Lig heyecanı bu hafta derbi mücadelesi ile bir şölene dönüştü. Türkiye’de oynanan derbiler her zaman için heyecan verici olmuştur. Galatasaray-Fenerbahçe, Galatasaray-Beşiktaş, Beşiktaş-Fenerbahçe maçlarının heyecanı, havası, atmosferi her zaman farklı olmuştur. Bu haftaki Galatasaray-Beşiktaş maçı da aynı şekilde heyecanlı ve güzeldi. Öncelikle iki takıma da sonsuz şükranlarımı sunuyorum. Futbolu kötüleştirmediler, güzel yanlarını ortaya çıkarmak için ellerinden gelen mücadeleyi verdiler. Futbolu çirkinleştirmeden, ellerinden geldiği kadar iki takım da futbol oynamaya çalıştı ve sonuç olarak kazanan Galatasaray oldu. Maç, beklenildiği gibi Galatasaray’ın üstünlüğü ile geçti diyebiliriz. Genel olarak rahat bir tempo ve oyun ile üstünlüğü ele geçiren Galatasaray, sonraki dakikalarda skoru korumak için rahat bir maç geçirdi.
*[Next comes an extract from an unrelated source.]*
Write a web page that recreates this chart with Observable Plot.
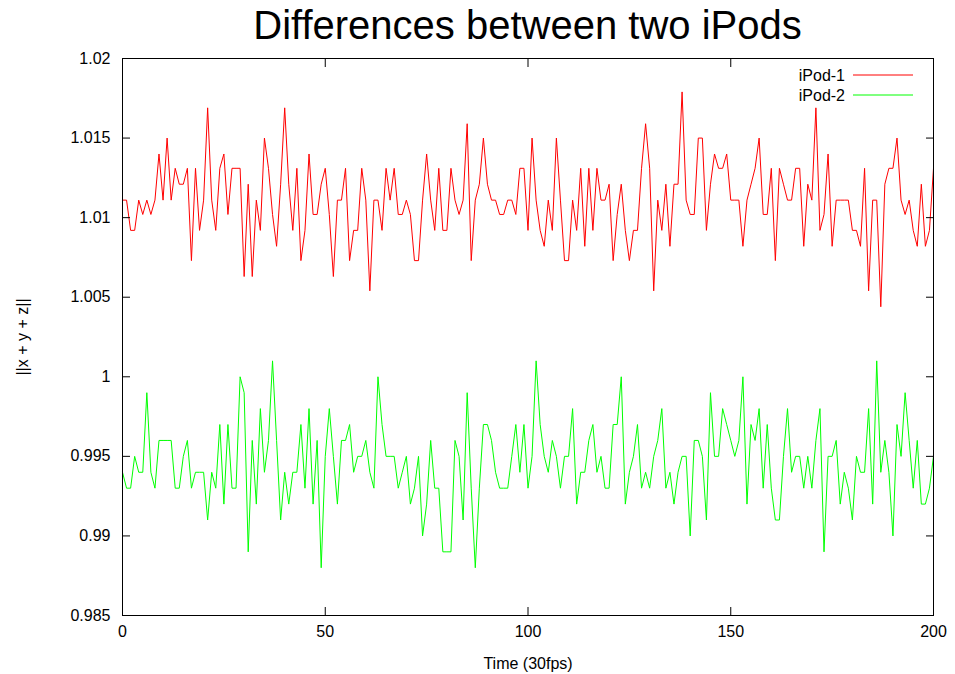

Hafta içi gerçekten ülkemiz için çok büyük başarılara imza atan bu iki takımın maçın 77. dakikasından sonra yorgunlukla birlikte temponun düşeceği belliydi ve böyle de oldu. Galatasaray, daha önceki yazılarımda da belirttiğim gibi 3-5-2 saha dizilişi ile çıktığı maçtan yine kazançlı olarak çıktı. Ama üçlü defansın sol tarafı, yani Abdülkerim’in olduğu kanat, gerçekten sorun vermekte. Beşiktaş’ın bunları cezalandırmamış olması, defans bloğunun iyi olduğu anlamına gelmiyor. Buna bir çözüm üretilmeli. Benim fikrimi soracak olursanız, 4-4-2 saha dizilişi ile sahaya çıkılmalı ve sol tarafta orijinal bir sol bekle oynanmalıdır.
Ayrıca, okuyun hocayı bu maç genelinde tebrik etmek istiyorum. Saha içi dokunuşları bu sefer tuttu. Mert Teniste’yi yedek bırakıp güçlü bir Mertens olarak sahaya sürmesi gerçekten akılcıydı. Bu konuyla ilgili tebrik ederim. Ayrıca, Davinson Sanchez ve Gabriel Sara, iki oyuncu da performansını gerçekten yükselttikçe yükseltiyor ve büyük bir alkışı hak ediyorlar. İlk geldiğinde Gabriel Sara’ya çok iyi oyuncu gözüyle bakmayan ben bile fikrimi değiştirdim. Gerçekten çok teknik, çok verimli, çok faydalı. Diğer bir oyuncu da Galatasaray’a kiralık gelen dünyanın en iyi oyuncularından biri olan Victor Osimhen. Gerçekten tribündeki bir taraftar kadar Galatasaraylı, dinamik ve heyecanlı. Aferin Karaoğlan, aferin sana. Senin Galatasaray’ı sevdiğinden kat kat fazla Galatasaray taraftarı seni seviyor. Böyle devam. Saygılarımla.